## YOUR TASK
All of the lines below are to be printed again exactly; images are excluded from the output.

## COLLECTED MATERIAL
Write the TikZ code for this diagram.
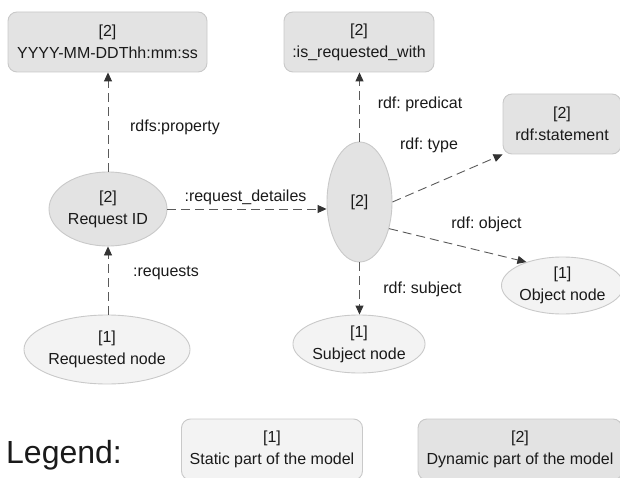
\documentclass[tikz,border=0pt]{standalone}
\usepackage{fontspec}
\setmainfont{Liberation Sans}
\usetikzlibrary{shapes.geometric,arrows.meta}
\frenchspacing
\definecolor{dynfill}{HTML}{E3E3E3}
\definecolor{statfill}{HTML}{F3F3F3}
\definecolor{bordc}{HTML}{C9C9C9}
\definecolor{linec}{HTML}{5A5A5A}
\definecolor{tipc}{HTML}{333333}
\definecolor{txtc}{HTML}{1A1A1A}
\tikzset{
  base/.style={draw=bordc, line width=0.9pt, text=txtc, align=center, inner sep=0pt,
    font=\fontsize{16}{22}\selectfont},
  dynbox/.style={base, rectangle, rounded corners=9pt, fill=dynfill},
  statbox/.style={base, rectangle, rounded corners=9pt, fill=statfill},
  dynell/.style={base, ellipse, fill=dynfill},
  statell/.style={base, ellipse, fill=statfill},
  conn/.style={draw=linec, line width=0.9pt, dash pattern=on 9pt off 5pt,
    -{Triangle[length=9pt,width=8pt,fill=tipc,color=tipc]}},
  lbl/.style={text=txtc, font=\fontsize{16}{20}\selectfont, inner sep=0pt, anchor=base},
}
\begin{document}
\begin{tikzpicture}[x=1pt,y=-1pt]
\useasboundingbox (0,0) rectangle (620,478);
% nodes
\node[dynbox, minimum width=199pt, minimum height=60pt] (yyyy) at (107.5,42) {[2]\\YYYY-MM-DDThh:mm:ss};
\node[dynbox, minimum width=150pt, minimum height=60pt] (isreq) at (359,42) {[2]\\:is\_requested\_with};
\node[dynbox, minimum width=118pt, minimum height=60pt] (stmt) at (562,124) {[2]\\rdf:statement};
\node[dynell, minimum width=118pt, minimum height=74pt] (reqid) at (108,209) {[2]\\Request ID};
\node[dynell, minimum width=65pt, minimum height=120pt] (mid) at (359.5,202) {[2]};
\node[statell, minimum width=152pt, minimum height=69pt] (reqnode) at (107,349.5) {[1]\\Requested node};
\node[statell, minimum width=116pt, minimum height=58pt] (subj) at (359,344) {[1]\\Subject node};
\node[statell, minimum width=115pt, minimum height=57pt] (obj) at (562.5,285.5) {[1]\\Object node};
% legend
\node[text=txtc, font=\fontsize{32}{36}\selectfont, inner sep=0pt, anchor=base west] (leg) at (6,463) {Legend:};
\node[statbox, minimum width=181pt, minimum height=61pt] (lstat) at (272,449.5) {[1]\\Static part of the model};
\node[dynbox, minimum width=204pt, minimum height=61pt] (ldyn) at (520,449.5) {[2]\\Dynamic part of the model};
% connectors
\draw[conn] (reqid.north) -- (reqid.north |- yyyy.south);
\draw[conn] (reqid.south |- reqnode.north) -- (reqid.south);
\draw[conn] (reqid.east) -- (reqid.east -| mid.west);
\draw[conn] (mid.north) -- (mid.north |- isreq.south);
\draw[conn] (mid.east) -- (stmt.south west);
\draw[conn] (mid.-42) -- (obj.147);
\draw[conn] (mid.south) -- (mid.south |- subj.north);
% labels
\node[lbl] (l1) at (175,132) {rdfs:property};
\node[lbl] (l2) at (166,276) {:requests};
\node[lbl] (l3) at (245.5,202) {:request\_detailes};
\node[lbl] (l4) at (420,109) {rdf: predicat};
\node[lbl] (l5) at (429,150) {rdf: type};
\node[lbl] (l6) at (486.5,228) {rdf: object};
\node[lbl] (l7) at (422.5,293) {rdf: subject};
\end{tikzpicture}
\end{document}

## FULL OUTPUT
Write the TikZ code for this diagram.
\documentclass[tikz,border=0pt]{standalone}
\usepackage{fontspec}
\setmainfont{Liberation Sans}
\usetikzlibrary{shapes.geometric,arrows.meta}
\frenchspacing
\definecolor{dynfill}{HTML}{E3E3E3}
\definecolor{statfill}{HTML}{F3F3F3}
\definecolor{bordc}{HTML}{C9C9C9}
\definecolor{linec}{HTML}{5A5A5A}
\definecolor{tipc}{HTML}{333333}
\definecolor{txtc}{HTML}{1A1A1A}
\tikzset{
  base/.style={draw=bordc, line width=0.9pt, text=txtc, align=center, inner sep=0pt,
    font=\fontsize{16}{22}\selectfont},
  dynbox/.style={base, rectangle, rounded corners=9pt, fill=dynfill},
  statbox/.style={base, rectangle, rounded corners=9pt, fill=statfill},
  dynell/.style={base, ellipse, fill=dynfill},
  statell/.style={base, ellipse, fill=statfill},
  conn/.style={draw=linec, line width=0.9pt, dash pattern=on 9pt off 5pt,
    -{Triangle[length=9pt,width=8pt,fill=tipc,color=tipc]}},
  lbl/.style={text=txtc, font=\fontsize{16}{20}\selectfont, inner sep=0pt, anchor=base},
}
\begin{document}
\begin{tikzpicture}[x=1pt,y=-1pt]
\useasboundingbox (0,0) rectangle (620,478);
% nodes
\node[dynbox, minimum width=199pt, minimum height=60pt] (yyyy) at (107.5,42) {[2]\\YYYY-MM-DDThh:mm:ss};
\node[dynbox, minimum width=150pt, minimum height=60pt] (isreq) at (359,42) {[2]\\:is\_requested\_with};
\node[dynbox, minimum width=118pt, minimum height=60pt] (stmt) at (562,124) {[2]\\rdf:statement};
\node[dynell, minimum width=118pt, minimum height=74pt] (reqid) at (108,209) {[2]\\Request ID};
\node[dynell, minimum width=65pt, minimum height=120pt] (mid) at (359.5,202) {[2]};
\node[statell, minimum width=152pt, minimum height=69pt] (reqnode) at (107,349.5) {[1]\\Requested node};
\node[statell, minimum width=116pt, minimum height=58pt] (subj) at (359,344) {[1]\\Subject node};
\node[statell, minimum width=115pt, minimum height=57pt] (obj) at (562.5,285.5) {[1]\\Object node};
% legend
\node[text=txtc, font=\fontsize{32}{36}\selectfont, inner sep=0pt, anchor=base west] (leg) at (6,463) {Legend:};
\node[statbox, minimum width=181pt, minimum height=61pt] (lstat) at (272,449.5) {[1]\\Static part of the model};
\node[dynbox, minimum width=204pt, minimum height=61pt] (ldyn) at (520,449.5) {[2]\\Dynamic part of the model};
% connectors
\draw[conn] (reqid.north) -- (reqid.north |- yyyy.south);
\draw[conn] (reqid.south |- reqnode.north) -- (reqid.south);
\draw[conn] (reqid.east) -- (reqid.east -| mid.west);
\draw[conn] (mid.north) -- (mid.north |- isreq.south);
\draw[conn] (mid.east) -- (stmt.south west);
\draw[conn] (mid.-42) -- (obj.147);
\draw[conn] (mid.south) -- (mid.south |- subj.north);
% labels
\node[lbl] (l1) at (175,132) {rdfs:property};
\node[lbl] (l2) at (166,276) {:requests};
\node[lbl] (l3) at (245.5,202) {:request\_detailes};
\node[lbl] (l4) at (420,109) {rdf: predicat};
\node[lbl] (l5) at (429,150) {rdf: type};
\node[lbl] (l6) at (486.5,228) {rdf: object};
\node[lbl] (l7) at (422.5,293) {rdf: subject};
\end{tikzpicture}
\end{document}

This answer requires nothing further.